A short time ago we posted a short piece explaining why,
because private property is a natural right, socialism has the wrong bull by
the horns, or sow by the ear, or however you want to put it. Naturally, the socialists didn’t take this
lying down. Almost immediately we
received a rather sanctimonious comment to the effect that the idea that
private property being a natural right was an invention of Thomas Aquinas during
the Middle Ages.
Private property in early societies. |
Our Critic was able to cite a modern source for this
interpretation. Unfortunately, had Our
Critic done his or her homework, he and/or she would have realized that the
idea of private property as a natural right predates the Middle Ages by a few
thousand years, dating from the dawn of society itself.
How do we know this?
First, common sense. The natural
law is defined as “A
body of principles that are considered to be inherent in nature and have
universal application in determining whether human conduct is right or wrong, often
contrasted with positive law.” Put more
simply, the natural law is the general code of human behavior that people have
accepted in all times and places. Even tribal societies had strict laws regarding theft, as can be seen in Llewellyn and Hoebel, The Cheyenne Way: Conflict and Case Law in Primitive Jurisprudence (1941), e.g., Chapter 8 on "Property and Inheritance."
So, how do we know that private property is part of the
natural law?
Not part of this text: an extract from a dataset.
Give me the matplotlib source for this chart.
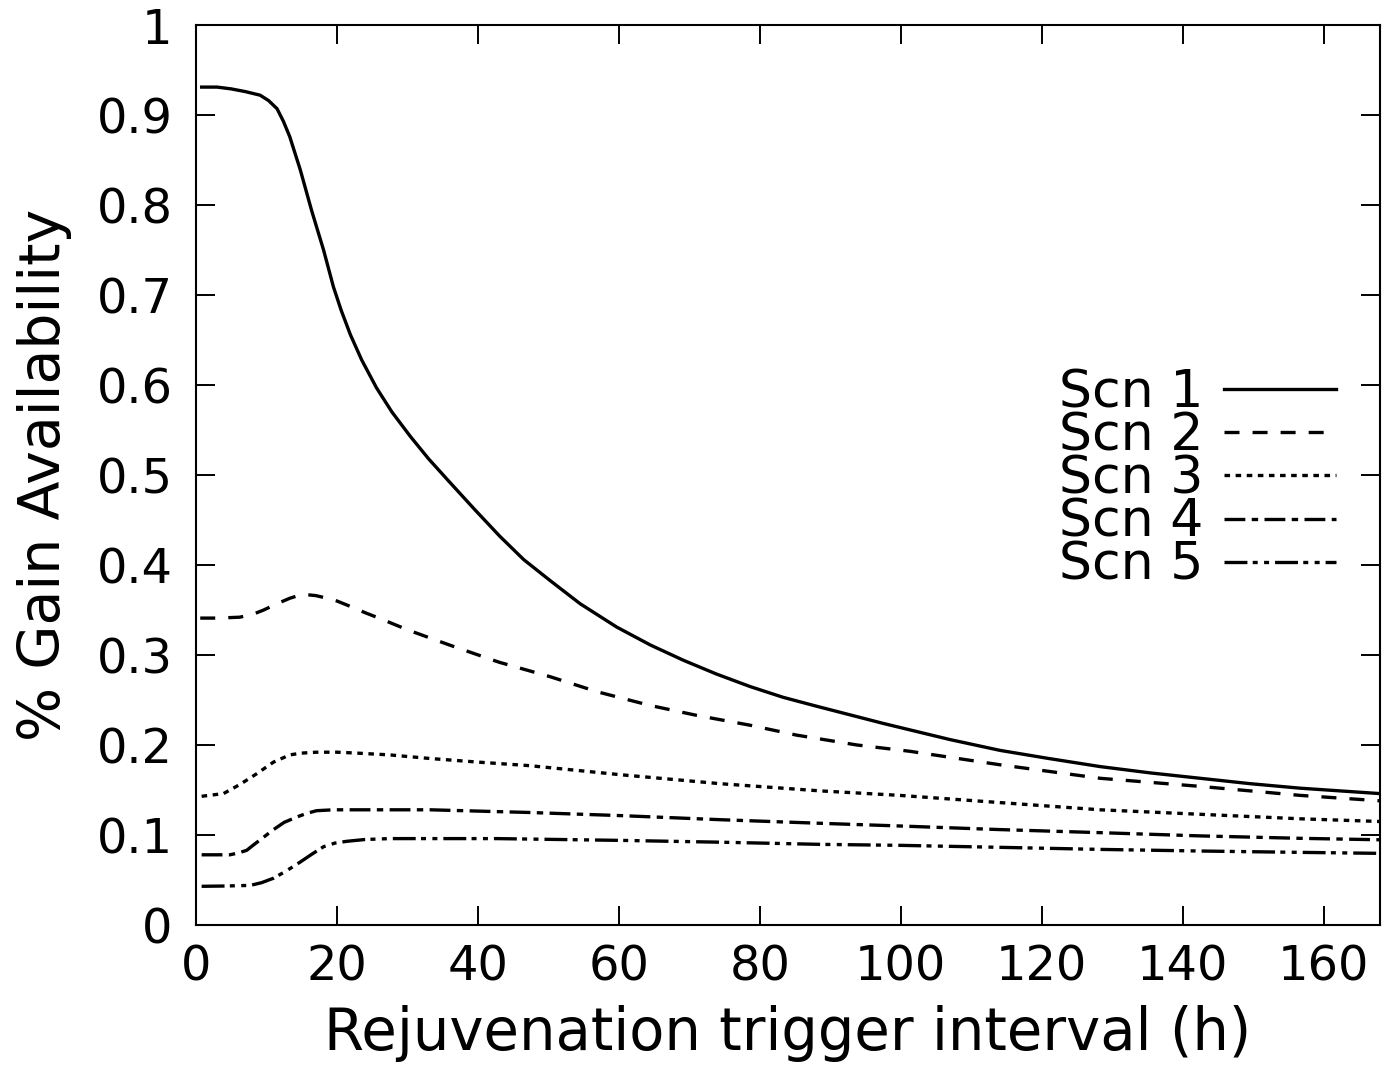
import matplotlib
matplotlib.use("Agg")
import matplotlib.pyplot as plt

# values (x = trigger interval in hours)
scn1_x = [0.8, 3, 5, 7, 9.1, 10.3, 11.5, 12.4, 13.3, 14.8, 16.4, 18.1, 19.5, 20.6, 21.9, 23.5,
          25.6, 27.8, 30.4, 33, 36, 39.5, 43.1, 46.5, 50.2, 54.5, 59.7, 64.5, 69.2, 73.8, 78.6,
          83.3, 88.1, 97.5, 107, 114.1, 121, 128.3, 135.4, 142.5, 149.6, 156.7, 168]
scn1_y = [0.931, 0.931, 0.929, 0.926, 0.922, 0.916, 0.907, 0.893, 0.876, 0.839, 0.794, 0.75, 0.709, 0.683, 0.656, 0.628,
          0.597, 0.570, 0.543, 0.518, 0.492, 0.462, 0.432, 0.406, 0.383, 0.357, 0.331, 0.311, 0.294, 0.279, 0.265,
          0.253, 0.243, 0.224, 0.206, 0.194, 0.185, 0.176, 0.169, 0.163, 0.157, 0.152, 0.146]

scn2_x = [0.6, 3, 6.2, 8, 9.6, 11.5, 13.3, 14.5, 15.7, 17, 18.1, 20, 21.9, 24, 26.6, 30, 36, 43,
          50.2, 57, 64.4, 71, 78.6, 85.2, 93.8, 101.3, 114.1, 128.3, 142.5, 156.7, 168]
scn2_y = [0.341, 0.341, 0.342, 0.345, 0.35, 0.357, 0.363, 0.366, 0.367, 0.366, 0.364, 0.36, 0.354, 0.347, 0.339, 0.328, 0.311, 0.292,
          0.276, 0.259, 0.244, 0.233, 0.222, 0.211, 0.2, 0.193, 0.178, 0.163, 0.154, 0.144, 0.138]

scn3_x = [0.8, 3.9, 6.2, 8.6, 11, 13.3, 15, 17.1, 20, 22.8, 27.5, 33.2, 40, 47.4, 60.2, 74.4,
          88.6, 99.9, 114.1, 128.3, 142.5, 156.7, 168]
scn3_y = [0.143, 0.146, 0.156, 0.168, 0.181, 0.189, 0.191, 0.192, 0.192, 0.191, 0.189, 0.185, 0.181, 0.177, 0.167, 0.157,
          0.149, 0.144, 0.136, 0.128, 0.123, 0.118, 0.115]

scn4_x = [0.8, 2.5, 4.8, 6, 7.2, 8, 9, 11, 12.5, 14.3, 15.7, 17.1, 19.5, 22.8, 33.2, 47.4, 60.4,
          74.4, 88.6, 99.9, 114.1, 128.3, 142.5, 156.7, 168]
scn4_y = [0.078, 0.078, 0.078, 0.080, 0.083, 0.088, 0.094, 0.106, 0.114, 0.12, 0.124, 0.127, 0.128, 0.128, 0.128, 0.125, 0.1215,
          0.117, 0.113, 0.110, 0.106, 0.1026, 0.099, 0.0963, 0.0947]

scn5_x = [0.8, 4, 7.7, 9.3, 11, 12.8, 14.8, 16.5, 18.1, 19.7, 21.4, 24, 27.5, 42.7, 60.4, 74.4,
          88.6, 99.9, 114.1, 128.3, 142.5, 156.7, 168]
scn5_y = [0.043, 0.0433, 0.044, 0.047, 0.052, 0.060, 0.070, 0.079, 0.087, 0.091, 0.093, 0.095, 0.096, 0.096, 0.094, 0.092,
          0.0896, 0.0885, 0.0863, 0.084, 0.0822, 0.0807, 0.0796]

labels = ["Scn 1", "Scn 2", "Scn 3", "Scn 4", "Scn 5"]
styles = ["-", (0, (10.8, 9.4)), (0, (4, 4)), (0, (15, 4.6, 4.6, 4.6)),
          (0, (16.5, 3.8, 3.6, 4.6, 3.6, 4.3))]

plt.rcParams["font.family"] = "DejaVu Sans"
plt.rcParams["lines.scale_dashes"] = False

fig = plt.figure(figsize=(13.92, 10.67), dpi=100)
ax = fig.add_axes([196 / 1392, 1 - 925 / 1067, 1184 / 1392, 900 / 1067])

series = [(scn1_x, scn1_y), (scn2_x, scn2_y), (scn3_x, scn3_y), (scn4_x, scn4_y), (scn5_x, scn5_y)]
for (xs, ys), lab, ls in zip(series, labels, styles):
    ax.plot(xs, ys, color="black", lw=2.4, linestyle=ls, label=lab)

ax.set_xlim(0, 168)
ax.set_ylim(0, 1)
ax.set_xticks(range(0, 161, 20))
ax.set_yticks([i / 10 for i in range(11)])
ax.set_yticklabels(["0"] + ["%.1f" % (i / 10) for i in range(1, 10)] + ["1"])
ax.tick_params(direction="in", length=13.5, width=1.4, top=True, right=True, labelsize=34.5)
ax.tick_params(axis="y", pad=17)
ax.tick_params(axis="x", pad=13)
for sp in ax.spines.values():
    sp.set_linewidth(1.5)

ax.set_xlabel("Rejuvenation trigger interval (h)", fontsize=41.5)
ax.set_ylabel("% Gain Availability", fontsize=41)
ax.xaxis.set_label_coords(0.5, -0.089)
ax.yaxis.set_label_coords(-0.105, 0.5)

leg = ax.legend(loc="center", bbox_to_anchor=(0.846, 0.495), frameon=False, markerfirst=False,
                fontsize=37.5, handlelength=2.15, handletextpad=0.4, labelspacing=-0.13,
                borderpad=0, borderaxespad=0)

fig.savefig("out.png", dpi=100)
Because from time immemorial
theft has been considered wrong. Even
those who would abolish private property admit that theft is wrong. Karl Marx built his entire economic theory on
the legitimacy of private property . . . and then contradicted himself — as did Pierre-Joseph Proudhon, who declared that "Property is theft," i.e., "Property is a violation of property." (!?!?!?!?!?)
Marx: Capitalists steal what doesn't belong to workers. |
And how did Marx contradict himself? By declaring
that capitalists only get rich by committing theft, that is, by stealing surplus value
from workers and consumers.
Marx never responded to the question that if workers and
consumers don’t own that surplus value as private property, how is it possible
that stealing it could be wrong — or even considered stealing? Taking
something from someone to whom it doesn’t belong in the first place isn’t
wrong. Only taking something from
someone who owns it is wrong.
Thus, the universal prohibition against theft disproves the
belief that the concept of private property belonging to the natural law is a
recent invention. People may dispute
what constitutes theft, but no one disagrees that theft is wrong. As the solidarist political scientist
Heinrich Rommen explained,
Law Code of Hammurabi: "Theft is Bad." |
[I]t follows from the fact of natura vulnerata [‘wounded nature,” i.e., human nature darkened by the hereditary
stain of Original Sin] as well as from the ethical character and goal of
community life, and of the State in particular, that positive
human laws are absolutely necessary for determining the further inferences from
the first principles in the interest of a more exact and readily discernible
establishment of order and for the setting up of institutions needed for community
life. The natural law prohibition of adultery
implies at the same time an affirmation of marriage and of the general norms
that are most needed for its functioning as an institution. “Thou shalt not steal” presupposes the
institution of private property as pertaining to
the natural law; but not, for example, the
feudal property arrangements of the Middle Ages or the modern capitalist system. Since the natural law lays down general norms
only, it is the function of the positive law to undertake the concrete,
detailed regulation of real and personal property and to prescribe the
formalities for conveyance of ownership. (Heinrich Rommen, The Natural Law. Indianapolis, Indiana: Liberty Fund, Inc.,
1998, 59.)
Unless, then, Our Critic maintains that, e.g., the Ten Commandments or the Law
Code of Hammurabi are somehow inventions of the Middle Ages, private property
is, was, and always will be part of the natural law.